> **Data provided**
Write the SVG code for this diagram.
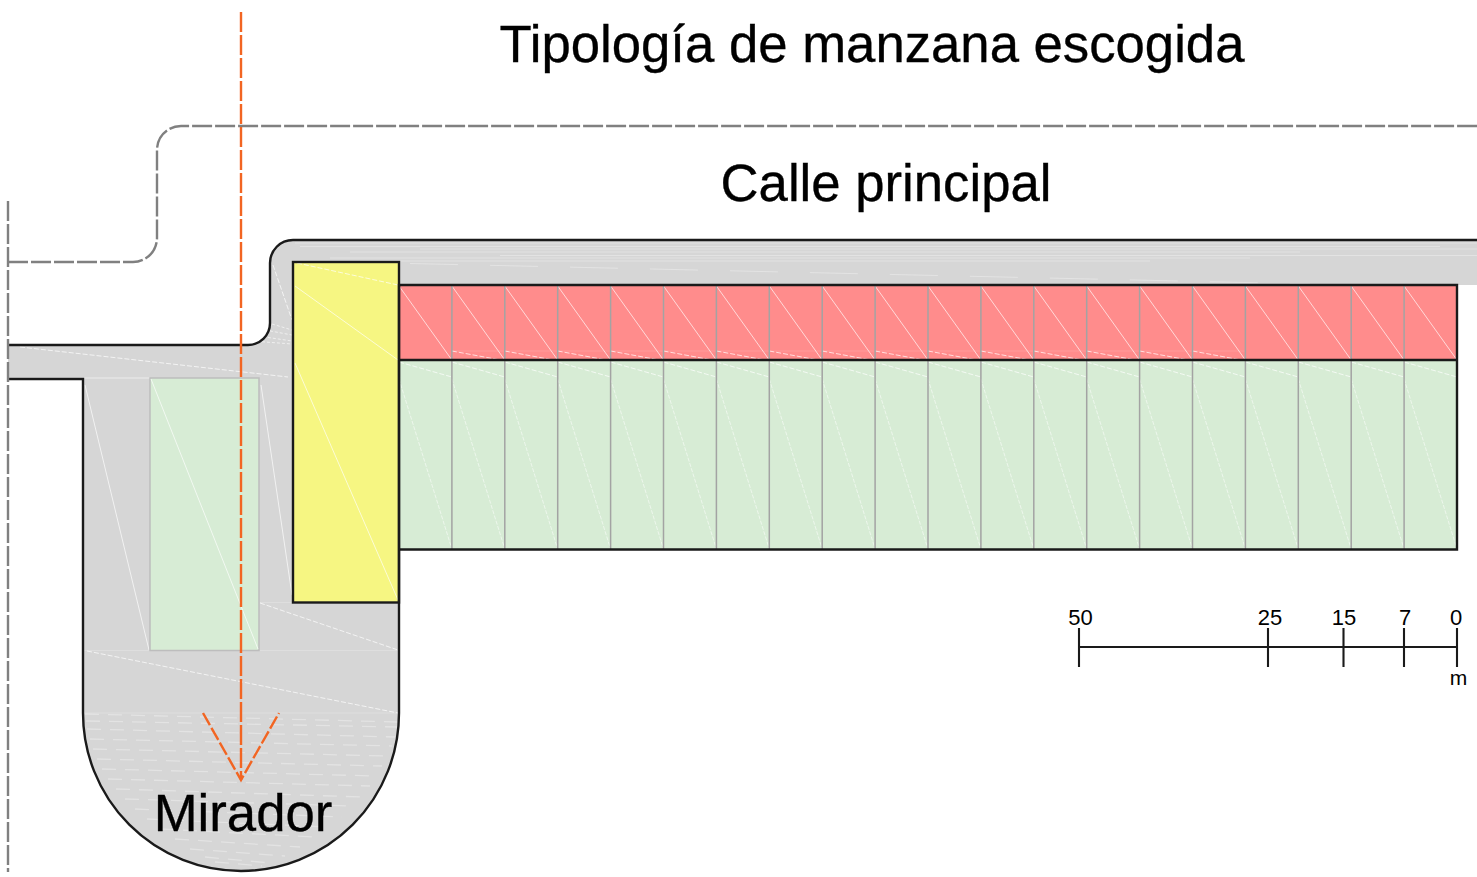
<svg xmlns="http://www.w3.org/2000/svg" xmlns:xlink="http://www.w3.org/1999/xlink" width="1477" height="877" viewBox="0 0 1477 877">
<style>
text{font-family:"Liberation Sans",Arial,sans-serif;fill:#000}
.big{font-size:52.700px;text-anchor:middle;stroke:#000;stroke-width:.35}
.sc{font-size:22px;text-anchor:middle}
.ink{stroke:#1a1a1a;stroke-width:2.400;fill:none}
.div{stroke:#a3a3a3;stroke-width:1.500}
.w{stroke:#fff;stroke-width:.9;fill:none;opacity:.75}
.wd{stroke:#fff;stroke-width:1;stroke-dasharray:5 2;fill:none;opacity:.7}
.wg{stroke:#fff;stroke-width:.9;stroke-dasharray:4 1.500;fill:none;opacity:.6}
.st{stroke:#fff;stroke-width:1;fill:none;opacity:.32}
.sm{stroke:#fff;stroke-width:1.300;fill:none;opacity:.32;stroke-dasharray:14 9}
.gd{stroke:#808080;stroke-width:2.400;stroke-dasharray:20 3;fill:none}
.od{stroke:#f26522;stroke-width:2.400;stroke-dasharray:20 3;fill:none}
.tk{stroke:#1a1a1a;stroke-width:2.100;fill:none}
</style>
<defs>
<g id="cell">
<line class="w" x1="0" y1="286" x2="52.900" y2="360"/>
<line class="wd" x1="0" y1="362" x2="52.900" y2="377"/>
<line class="wg" x1="0" y1="379" x2="52.900" y2="549"/>
</g>
<g id="cell2">
<use xlink:href="#cell"/>
<line class="wd" x1="0" y1="351" x2="46" y2="359.500"/>
<line x1="0" y1="351" x2="52.900" y2="351" stroke="#fff" stroke-width="1" opacity=".12"/>
</g>
<line id="dv" class="div" x1="0" y1="285" x2="0" y2="549"/>
</defs>

<g id="plaza">
<path fill="#d6d6d6" d="M8,345 H248 A22,22 0 0 0 270,323 V263 A23,23 0 0 1 293,240 H1477 V285 H399 V713 A158,158 0 0 1 83,713 V379 H8 Z"/>
<path class="st" d="M295,243 H1477 M300,246.500 H1440" opacity=".2"/>
<path class="st" d="M420,249 H1477 M350,252 H1300"/>
<path class="st" d="M500,255.500 H1477 M330,258 H1250"/>
<path class="st" d="M360,261 H1150"/>
<path class="st" style="stroke-dasharray:48 32" d="M410,263.500 L1310,284"/>
<path class="wd" d="M20,347 L288,377 M273,265 L292,320"/>
<path class="st" style="stroke-dasharray:3 2;opacity:.6" d="M272,324 L292,330 M265,330 L292,335 M258,336 L292,341 M252,341 L292,344"/>
<path class="st" style="opacity:.55" d="M8,378 H150"/>
<path class="w" d="M85,385 L149,650 M261,385 L292,595"/>
<path class="wd" d="M260,603 L398,650 M87,651 L398,713"/>
<path class="st" style="opacity:.2" d="M260,602.500 H398 M84,650.500 H398 M84,713 H398"/>
<path class="sm" d="M85,714 L398,722 M86,721 L397,727 M87,729 L395,737 M90,739 L392,746 M93,749 L388,756 M97,759 L382,766 M102,769 L376,776 M108,779 L370,786 M116,789 L362,797 M125,799 L352,806 M135,809 L342,817 M147,819 L328,827 M160,829 L315,837 M175,839 L300,847 M190,849 L285,856 M205,857 L270,863 M215,862 L262,866"/>
</g>
<g id="zona-verde-mirador">
<rect x="150" y="378" width="109" height="272.500" fill="#d7ecd5" stroke="#bdbdbd" stroke-width="1.500"/>
<line class="w" x1="151" y1="379" x2="258" y2="649"/>
</g>
<g id="bloque-verde">
<rect x="399" y="360" width="1058" height="189.500" fill="#d7ecd5"/>
</g>
<g id="bloque-rojo">
<rect x="399" y="285" width="1058" height="75" fill="#ff8c8c"/>
</g>
<g id="triangulos">
<use xlink:href="#cell" x="399"/>
<use xlink:href="#cell2" x="451.900"/><use xlink:href="#cell2" x="504.800"/><use xlink:href="#cell2" x="557.700"/><use xlink:href="#cell2" x="610.600"/><use xlink:href="#cell2" x="663.500"/><use xlink:href="#cell2" x="716.400"/><use xlink:href="#cell2" x="769.300"/><use xlink:href="#cell2" x="822.200"/><use xlink:href="#cell2" x="875.100"/><use xlink:href="#cell2" x="928"/><use xlink:href="#cell2" x="980.900"/><use xlink:href="#cell2" x="1033.800"/><use xlink:href="#cell2" x="1086.700"/><use xlink:href="#cell2" x="1139.600"/><use xlink:href="#cell2" x="1192.500"/>
<use xlink:href="#cell" x="1245.400"/><use xlink:href="#cell" x="1298.300"/><use xlink:href="#cell" x="1351.200"/><use xlink:href="#cell" x="1404.100"/>
<use xlink:href="#dv" x="451.900"/><use xlink:href="#dv" x="504.800"/><use xlink:href="#dv" x="557.700"/><use xlink:href="#dv" x="610.600"/><use xlink:href="#dv" x="663.500"/><use xlink:href="#dv" x="716.400"/><use xlink:href="#dv" x="769.300"/><use xlink:href="#dv" x="822.200"/><use xlink:href="#dv" x="875.100"/><use xlink:href="#dv" x="928"/><use xlink:href="#dv" x="980.900"/><use xlink:href="#dv" x="1033.800"/><use xlink:href="#dv" x="1086.700"/><use xlink:href="#dv" x="1139.600"/><use xlink:href="#dv" x="1192.500"/><use xlink:href="#dv" x="1245.400"/><use xlink:href="#dv" x="1298.300"/><use xlink:href="#dv" x="1351.200"/><use xlink:href="#dv" x="1404.100"/>
</g>
<g id="bloque-amarillo">
<rect x="293" y="262" width="106" height="340.500" fill="#f6f682"/>
<path class="wd" d="M297,263 L398,285"/>
<path class="w" d="M295,286 L398,360 M295,363 L398,600"/>
</g>
<g id="contornos">
<path class="ink" d="M8,345 H248 A22,22 0 0 0 270,323 V263 A23,23 0 0 1 293,240 H1477"/>
<path class="ink" d="M8,379 H83 V713 A158,158 0 0 0 399,713 V285 H1457 V549.500 H399 M399,360 H1457"/>
<rect class="ink" x="293" y="262" width="106" height="340.500"/>
</g>

<g id="connectors">
<path class="gd" d="M8,201 V872"/>
<path class="gd" d="M8,262 H133 A24,24 0 0 0 157,238 V150 A24,24 0 0 1 181,126 H1477"/>
<path class="od" d="M241,12 V780"/>
<path class="od" d="M203,713 L241,780 L279,713" style="stroke-dasharray:14 3"/>
</g>

<g id="titulo"><text class="big" x="872" y="62">Tipología de manzana escogida</text></g>
<g id="calle"><text class="big" x="886" y="201">Calle principal</text></g>
<g id="mirador"><text class="big" x="243" y="831">Mirador</text></g>
<g id="escala">
<path class="tk" d="M1079,647 H1457 M1079,628 V667 M1268,628 V667 M1343.500,628 V667 M1404,628 V667 M1457,628 V667"/>
<text class="sc" x="1080.500" y="625">50</text>
<text class="sc" x="1270" y="625">25</text>
<text class="sc" x="1344" y="625">15</text>
<text class="sc" x="1405" y="625">7</text>
<text class="sc" x="1456" y="625">0</text>
<text class="sc" x="1458.500" y="685" style="font-size:21px">m</text>
</g>
</svg>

> **Set task**
Your copy of the data should match it exactly, except that pictures are left out.

> **The response**
Write the SVG code for this diagram.
<svg xmlns="http://www.w3.org/2000/svg" xmlns:xlink="http://www.w3.org/1999/xlink" width="1477" height="877" viewBox="0 0 1477 877">
<style>
text{font-family:"Liberation Sans",Arial,sans-serif;fill:#000}
.big{font-size:52.700px;text-anchor:middle;stroke:#000;stroke-width:.35}
.sc{font-size:22px;text-anchor:middle}
.ink{stroke:#1a1a1a;stroke-width:2.400;fill:none}
.div{stroke:#a3a3a3;stroke-width:1.500}
.w{stroke:#fff;stroke-width:.9;fill:none;opacity:.75}
.wd{stroke:#fff;stroke-width:1;stroke-dasharray:5 2;fill:none;opacity:.7}
.wg{stroke:#fff;stroke-width:.9;stroke-dasharray:4 1.500;fill:none;opacity:.6}
.st{stroke:#fff;stroke-width:1;fill:none;opacity:.32}
.sm{stroke:#fff;stroke-width:1.300;fill:none;opacity:.32;stroke-dasharray:14 9}
.gd{stroke:#808080;stroke-width:2.400;stroke-dasharray:20 3;fill:none}
.od{stroke:#f26522;stroke-width:2.400;stroke-dasharray:20 3;fill:none}
.tk{stroke:#1a1a1a;stroke-width:2.100;fill:none}
</style>
<defs>
<g id="cell">
<line class="w" x1="0" y1="286" x2="52.900" y2="360"/>
<line class="wd" x1="0" y1="362" x2="52.900" y2="377"/>
<line class="wg" x1="0" y1="379" x2="52.900" y2="549"/>
</g>
<g id="cell2">
<use xlink:href="#cell"/>
<line class="wd" x1="0" y1="351" x2="46" y2="359.500"/>
<line x1="0" y1="351" x2="52.900" y2="351" stroke="#fff" stroke-width="1" opacity=".12"/>
</g>
<line id="dv" class="div" x1="0" y1="285" x2="0" y2="549"/>
</defs>

<g id="plaza">
<path fill="#d6d6d6" d="M8,345 H248 A22,22 0 0 0 270,323 V263 A23,23 0 0 1 293,240 H1477 V285 H399 V713 A158,158 0 0 1 83,713 V379 H8 Z"/>
<path class="st" d="M295,243 H1477 M300,246.500 H1440" opacity=".2"/>
<path class="st" d="M420,249 H1477 M350,252 H1300"/>
<path class="st" d="M500,255.500 H1477 M330,258 H1250"/>
<path class="st" d="M360,261 H1150"/>
<path class="st" style="stroke-dasharray:48 32" d="M410,263.500 L1310,284"/>
<path class="wd" d="M20,347 L288,377 M273,265 L292,320"/>
<path class="st" style="stroke-dasharray:3 2;opacity:.6" d="M272,324 L292,330 M265,330 L292,335 M258,336 L292,341 M252,341 L292,344"/>
<path class="st" style="opacity:.55" d="M8,378 H150"/>
<path class="w" d="M85,385 L149,650 M261,385 L292,595"/>
<path class="wd" d="M260,603 L398,650 M87,651 L398,713"/>
<path class="st" style="opacity:.2" d="M260,602.500 H398 M84,650.500 H398 M84,713 H398"/>
<path class="sm" d="M85,714 L398,722 M86,721 L397,727 M87,729 L395,737 M90,739 L392,746 M93,749 L388,756 M97,759 L382,766 M102,769 L376,776 M108,779 L370,786 M116,789 L362,797 M125,799 L352,806 M135,809 L342,817 M147,819 L328,827 M160,829 L315,837 M175,839 L300,847 M190,849 L285,856 M205,857 L270,863 M215,862 L262,866"/>
</g>
<g id="zona-verde-mirador">
<rect x="150" y="378" width="109" height="272.500" fill="#d7ecd5" stroke="#bdbdbd" stroke-width="1.500"/>
<line class="w" x1="151" y1="379" x2="258" y2="649"/>
</g>
<g id="bloque-verde">
<rect x="399" y="360" width="1058" height="189.500" fill="#d7ecd5"/>
</g>
<g id="bloque-rojo">
<rect x="399" y="285" width="1058" height="75" fill="#ff8c8c"/>
</g>
<g id="triangulos">
<use xlink:href="#cell" x="399"/>
<use xlink:href="#cell2" x="451.900"/><use xlink:href="#cell2" x="504.800"/><use xlink:href="#cell2" x="557.700"/><use xlink:href="#cell2" x="610.600"/><use xlink:href="#cell2" x="663.500"/><use xlink:href="#cell2" x="716.400"/><use xlink:href="#cell2" x="769.300"/><use xlink:href="#cell2" x="822.200"/><use xlink:href="#cell2" x="875.100"/><use xlink:href="#cell2" x="928"/><use xlink:href="#cell2" x="980.900"/><use xlink:href="#cell2" x="1033.800"/><use xlink:href="#cell2" x="1086.700"/><use xlink:href="#cell2" x="1139.600"/><use xlink:href="#cell2" x="1192.500"/>
<use xlink:href="#cell" x="1245.400"/><use xlink:href="#cell" x="1298.300"/><use xlink:href="#cell" x="1351.200"/><use xlink:href="#cell" x="1404.100"/>
<use xlink:href="#dv" x="451.900"/><use xlink:href="#dv" x="504.800"/><use xlink:href="#dv" x="557.700"/><use xlink:href="#dv" x="610.600"/><use xlink:href="#dv" x="663.500"/><use xlink:href="#dv" x="716.400"/><use xlink:href="#dv" x="769.300"/><use xlink:href="#dv" x="822.200"/><use xlink:href="#dv" x="875.100"/><use xlink:href="#dv" x="928"/><use xlink:href="#dv" x="980.900"/><use xlink:href="#dv" x="1033.800"/><use xlink:href="#dv" x="1086.700"/><use xlink:href="#dv" x="1139.600"/><use xlink:href="#dv" x="1192.500"/><use xlink:href="#dv" x="1245.400"/><use xlink:href="#dv" x="1298.300"/><use xlink:href="#dv" x="1351.200"/><use xlink:href="#dv" x="1404.100"/>
</g>
<g id="bloque-amarillo">
<rect x="293" y="262" width="106" height="340.500" fill="#f6f682"/>
<path class="wd" d="M297,263 L398,285"/>
<path class="w" d="M295,286 L398,360 M295,363 L398,600"/>
</g>
<g id="contornos">
<path class="ink" d="M8,345 H248 A22,22 0 0 0 270,323 V263 A23,23 0 0 1 293,240 H1477"/>
<path class="ink" d="M8,379 H83 V713 A158,158 0 0 0 399,713 V285 H1457 V549.500 H399 M399,360 H1457"/>
<rect class="ink" x="293" y="262" width="106" height="340.500"/>
</g>

<g id="connectors">
<path class="gd" d="M8,201 V872"/>
<path class="gd" d="M8,262 H133 A24,24 0 0 0 157,238 V150 A24,24 0 0 1 181,126 H1477"/>
<path class="od" d="M241,12 V780"/>
<path class="od" d="M203,713 L241,780 L279,713" style="stroke-dasharray:14 3"/>
</g>

<g id="titulo"><text class="big" x="872" y="62">Tipología de manzana escogida</text></g>
<g id="calle"><text class="big" x="886" y="201">Calle principal</text></g>
<g id="mirador"><text class="big" x="243" y="831">Mirador</text></g>
<g id="escala">
<path class="tk" d="M1079,647 H1457 M1079,628 V667 M1268,628 V667 M1343.500,628 V667 M1404,628 V667 M1457,628 V667"/>
<text class="sc" x="1080.500" y="625">50</text>
<text class="sc" x="1270" y="625">25</text>
<text class="sc" x="1344" y="625">15</text>
<text class="sc" x="1405" y="625">7</text>
<text class="sc" x="1456" y="625">0</text>
<text class="sc" x="1458.500" y="685" style="font-size:21px">m</text>
</g>
</svg>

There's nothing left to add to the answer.